6.1.5 Participants felt a low level of ownership for the co-written scripts. More than half of respondents felt they did not own the result of the AI system. One participant commented that the generated script was only a starting point provided by the AI and that the writer still needed to create their own script. One interpretation is that Dramatron is seen by the industry experts not as much as a full script writing tool but rather as a learning tool to practice writing and a source of inspiration that generates “not necessarily completed works so much as provocations” (p7).
We observed that participants would skim the text and remark on specific inspiring lines, but were less focused on the overall coherence of the discourse. That said, participants did notice if the dialogue of a scene was unrelated to that scene’s beat or log line, and most noticed when the generation had excessive repetition. Thus, we pair our qualitative results with a small set of descriptive statistics measuring these features and relevant to our participants’ feedback.
Lemma-based Jaccard similarity is a metric measuring the overlap between two sets of lemmatised vocabularies. We found that when participants made multiple generations for a scene description, they generally did not choose outputs with greatest Jaccard similarity.
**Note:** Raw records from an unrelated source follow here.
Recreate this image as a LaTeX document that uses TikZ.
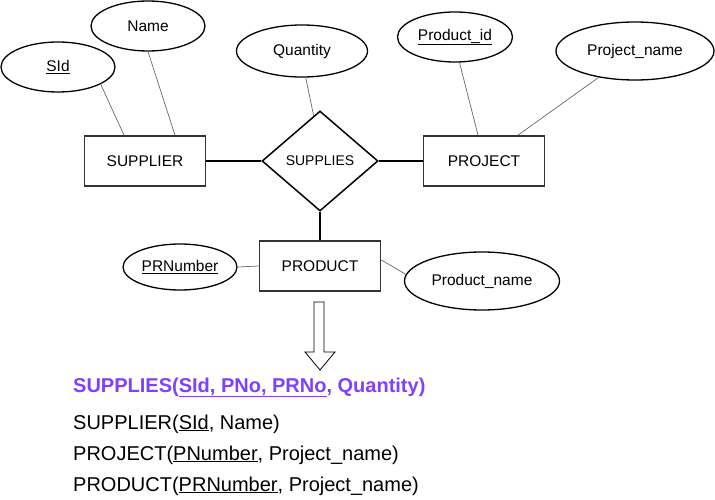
\documentclass[tikz,border=0pt]{standalone}
\usepackage{fontspec}
\setmainfont{Liberation Sans}
\usetikzlibrary{shapes.geometric}
\definecolor{keypurple}{RGB}{127,64,255}
\begin{document}
\begin{tikzpicture}[x=1pt,y=-1pt,
  ent/.style={draw=black!80,line width=1.7pt,minimum width=121pt,minimum height=50pt,inner sep=0pt,font=\fontsize{15.5}{18}\selectfont},
  attr/.style={ellipse,draw,line width=1.3pt,inner sep=0pt,font=\fontsize{15.5}{18}\selectfont},
  rel/.style={diamond,draw,line width=1.5pt,minimum width=116pt,minimum height=100pt,inner sep=0pt,font=\fontsize{14}{16}\selectfont},
  link/.style={draw=black!60,line width=0.7pt},
  conn/.style={line width=1.8pt},
  rowtext/.style={anchor=base west,inner sep=0pt,font=\fontsize{20}{22}\selectfont}]
\useasboundingbox (0,0) rectangle (715,500);
\node[ent] (Sup) at (145,161) {SUPPLIER};
\node[rel] (Supplies) at (320,161) {SUPPLIES};
\node[ent] (Proj) at (484,161) {PROJECT};
\node[ent] (Prod) at (320,266) {PRODUCT};

\node[attr,minimum width=114pt,minimum height=50pt] (SId) at (58,67) {\underline{SId}};
\node[attr,minimum width=114pt,minimum height=50pt] (Name) at (148,26) {Name};
\node[attr,minimum width=131pt,minimum height=52pt] (Qty) at (302,51) {Quantity};
\node[attr,minimum width=115pt,minimum height=50pt] (PId) at (455,37) {\underline{Product\_id}};
\node[attr,minimum width=158pt,minimum height=58pt] (PName) at (635,51) {Project\_name};
\node[attr,minimum width=114pt,minimum height=46pt] (PRNum) at (180,267) {\underline{PRNumber}};
\node[attr,minimum width=155pt,minimum height=58pt] (PrName) at (482,281) {Product\_name};

\draw[conn] (Sup) -- (Supplies);
\draw[conn] (Supplies) -- (Proj);
\draw[conn] (Supplies) -- (Prod);

\draw[link] (SId.-22) -- ([xshift=-21pt]Sup.north);
\draw[link] (Name.south) -- ([xshift=30pt]Sup.north);
\draw[link] (Qty.-82) -- (Supplies.98);
\draw[link] (PId.-80) -- ([xshift=-6pt]Proj.north);
\draw[link] (PName.216) -- ([xshift=34pt]Proj.north);
\draw[link] (PRNum.east) -- (Prod.west);
\draw[link] ([yshift=6pt]Prod.east) -- (PrName.175);

% arrow to the relations
\draw[line width=0.8pt,fill=white] (314,302) -- (324,302) -- (324,352) -- (335,352)
  -- (320,370) -- (305,352) -- (314,352) -- cycle;

\node[rowtext,text=keypurple,font=\fontsize{20}{22}\selectfont\bfseries] (RSupplies) at (73,392)
  {SUPPLIES(\underline{SId, PNo, PRNo}, Quantity)};
\node[rowtext] (RSup) at (73,429) {SUPPLIER(\underline{SId}, Name)};
\node[rowtext] (RProj) at (73,460) {PROJECT(\underline{PNumber}, Project\_name)};
\node[rowtext] (RProd) at (73,491) {PRODUCT(\underline{PRNumber}, Project\_name)};
\end{tikzpicture}
\end{document}
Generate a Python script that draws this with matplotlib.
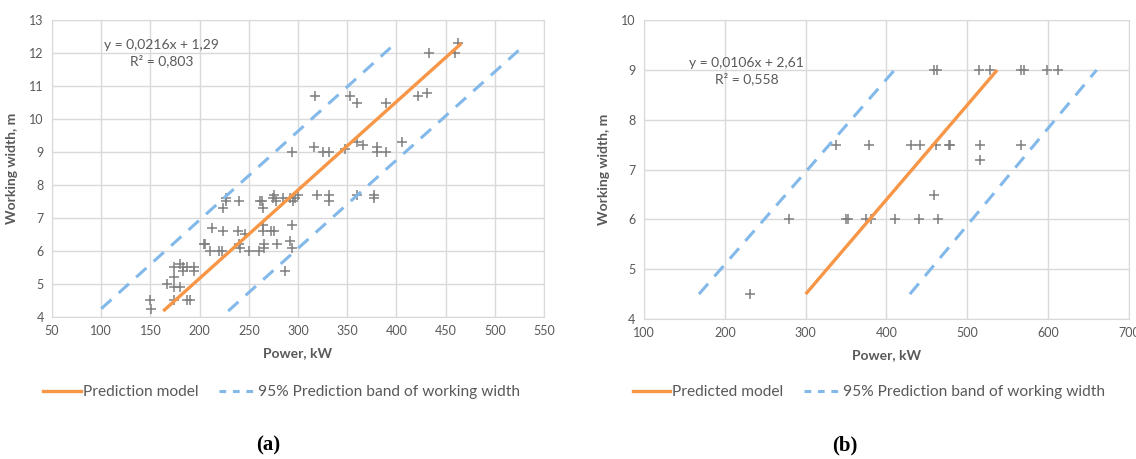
import matplotlib.pyplot as plt
from matplotlib.lines import Line2D

plt.rcParams['font.family'] = ['Lato', 'DejaVu Sans']

# (a) measured points
a_power = [150, 151, 167, 174, 174, 174, 174, 180, 180, 183, 183, 187, 190, 187, 194, 194,
           204, 205, 211, 213, 220, 223, 224, 224, 227, 227, 240, 239, 240, 241, 246, 250,
           260, 261, 263, 264, 264, 264, 265, 265, 273, 276, 279, 275, 276, 278, 285,
           292, 295, 297, 300, 294, 292, 294, 287, 319, 331, 331, 360, 377, 377,
           463, 460, 433, 317, 353, 360, 389, 422, 431,
           294, 316, 325, 331, 348, 360, 366, 380, 380, 389, 406]
a_width = [4.5, 4.25, 5.0, 4.5, 4.9, 5.2, 5.5, 4.9, 5.6, 5.5, 5.4, 4.5, 4.5, 5.5, 5.5, 5.4,
           6.2, 6.2, 6.0, 6.7, 6.0, 6.0, 6.6, 7.3, 7.5, 7.6, 7.5, 6.6, 6.2, 6.1, 6.5, 6.0,
           6.0, 7.5, 7.5, 7.3, 6.8, 6.6, 6.2, 6.1, 6.6, 6.6, 6.2, 7.6, 7.7, 7.5, 7.6,
           7.6, 7.5, 7.6, 7.7, 6.8, 6.3, 6.1, 5.4, 7.7, 7.7, 7.5, 7.7, 7.7, 7.6,
           12.3, 12.0, 12.0, 10.7, 10.7, 10.5, 10.5, 10.7, 10.8,
           9.0, 9.15, 9.0, 9.0, 9.1, 9.3, 9.2, 9.15, 9.0, 9.0, 9.3]
a_model_x = [163, 466]
a_model_y = [4.18, 12.29]
a_upper_x = [100, 394]
a_upper_y = [4.25, 12.16]
a_lower_x = [229, 525]
a_lower_y = [4.18, 12.1]

# (b) measured points
b_power = [231, 280, 350, 353, 375, 381, 410, 440, 464,
           337, 378, 430, 441, 461, 477, 479, 516, 516, 567, 459,
           459, 462, 515, 528, 567, 570, 599, 612]
b_width = [4.5, 6.0, 6.0, 6.0, 6.0, 6.0, 6.0, 6.0, 6.0,
           7.5, 7.5, 7.5, 7.5, 7.5, 7.5, 7.5, 7.5, 7.2, 7.5, 6.5,
           9.0, 9.0, 9.0, 9.0, 9.0, 9.0, 9.0, 9.0]
b_model_x = [300, 537]
b_model_y = [4.5, 9.0]
b_upper_x = [168, 410]
b_upper_y = [4.5, 9.0]
b_lower_x = [429, 660]
b_lower_y = [4.5, 9.0]

ORANGE = '#f79646'
BLUE = '#82b9ea'
GRID = '#d9d9d9'
TXT = '#595959'


def panel(ax, px, py, mx, my, ux, uy, lx, ly, xlim, xstep, ylim, eq, eqpos):
    ax.plot(px, py, ls='none', marker='+', ms=6.5, mew=1.1, color='#7f7f7f', zorder=3)
    ax.plot(mx, my, color=ORANGE, lw=2.4, solid_capstyle='butt', zorder=4)
    for xs, ys in [(ux, uy), (lx, ly)]:
        ax.plot(xs, ys, color=BLUE, lw=2.2, dashes=(4.5, 3.2), zorder=4)
    ax.set_xlim(*xlim)
    ax.set_ylim(*ylim)
    ax.set_xticks(range(xlim[0], xlim[1] + 1, xstep))
    ax.set_yticks(range(ylim[0], ylim[1] + 1))
    ax.grid(True, color=GRID, lw=1)
    ax.set_axisbelow(True)
    for s in ax.spines.values():
        s.set_color(GRID)
    ax.tick_params(length=0, colors=TXT, labelsize=9, pad=6)
    ax.set_xlabel('Power, kW', color=TXT, fontsize=10, fontweight='bold', labelpad=7)
    ax.set_ylabel('Working width, m', color=TXT, fontsize=10, fontweight='bold', labelpad=8)
    ax.text(eqpos[0], eqpos[1], eq, ha='center', va='center', color=TXT, fontsize=10,
            linespacing=1.35)


fig = plt.figure(figsize=(11.36, 4.59), dpi=100)
ax1 = fig.add_axes([0.0458, 0.3094, 0.4331, 0.647])
ax2 = fig.add_axes([0.5669, 0.305, 0.4269, 0.651])

panel(ax1, a_power, a_width, a_model_x, a_model_y, a_upper_x, a_upper_y,
      a_lower_x, a_lower_y, (50, 550), 50, (4, 13),
      'y = 0,0216x + 1,29\nR² = 0,803', (161, 12.0))
panel(ax2, b_power, b_width, b_model_x, b_model_y, b_upper_x, b_upper_y,
      b_lower_x, b_lower_y, (100, 700), 100, (4, 10),
      'y = 0,0106x + 2,61\nR² = 0,558', (227, 8.98))

handles = [Line2D([], [], color=ORANGE, lw=2.4),
           Line2D([], [], color=BLUE, lw=2.2, dashes=(2.2, 2.2))]
for lbl, cx in [('Prediction model', 0.248), ('Predicted model', 0.765)]:
    fig.legend(handles, [lbl, '95% Prediction band of working width'],
               loc='center', bbox_to_anchor=(cx, 0.146), ncol=2, frameon=False,
               fontsize=11.2, labelcolor=TXT, handlelength=2.4, handletextpad=0.15,
               columnspacing=1.3)

for lbl, cx in [('(a)', 0.236), ('(b)', 0.744)]:
    fig.text(cx, 0.03, lbl, ha='center', va='center', fontsize=15,
             fontweight='bold', family=['Liberation Serif', 'DejaVu Serif'])

fig.savefig('out.png', dpi=100)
We performed a one-sided Wilcox signed-rank test on Jaccard similarity score differences, testing whether chosen output seeds were more similar to the log line provided by participants. We found that the beats for chosen generations are not more similar to the log line when compared to the beats for generations not chosen (W = 28, p = 0.926). In fact, there is a strong trend in the opposite direction. This suggests that word overlap is not predictive of which output generation is selected.
Using an open-source repetition scorer [123], we examined the repetition scores for texts where participants generated multiple dialogue outputs but chose only one to incorporate into the script (𝑛 = 3). After computing a one-sided Wilcox signed-rank test, we found no significant difference between the repetition scores for chosen Dramatron output against alternative seed outputs (W = 57, p = 0.467). This finding aligns with our observations in the interactive sessions where participants tended to delete degenerate repetitions, or as one participant (p13) put it: "[Dramatron] puts meat on the bones... And then you trim the fat by going back and forth." We interpret our distance measures as indicators of engagement with Dramatron. Figure 6 (right) displays mean relative Levenshtein distances for each participant, along with Jaccard similarity.
We also report document length differences, to show the directionality of editing (i.e. whether participants are adding or deleting material to or from Dramatron output. Figure 6 (left) shows the mean document length difference by participant. Figure 6 (middle) shows these measures normalised and grouped by type of generation. We notice that four participants tended to add to generated outputs (three of them, p6, p13, and p15 expressed interest in staging the resulting scripts) while eight others tended to remove from and curate the outputs (including p1 who staged productions). We also notice that the plot outline was the least edited part of the script. During co-authorship we observed that participants tended to delete longer location descriptions and parts of dialogue (especially loops), and rewrite the character descriptions.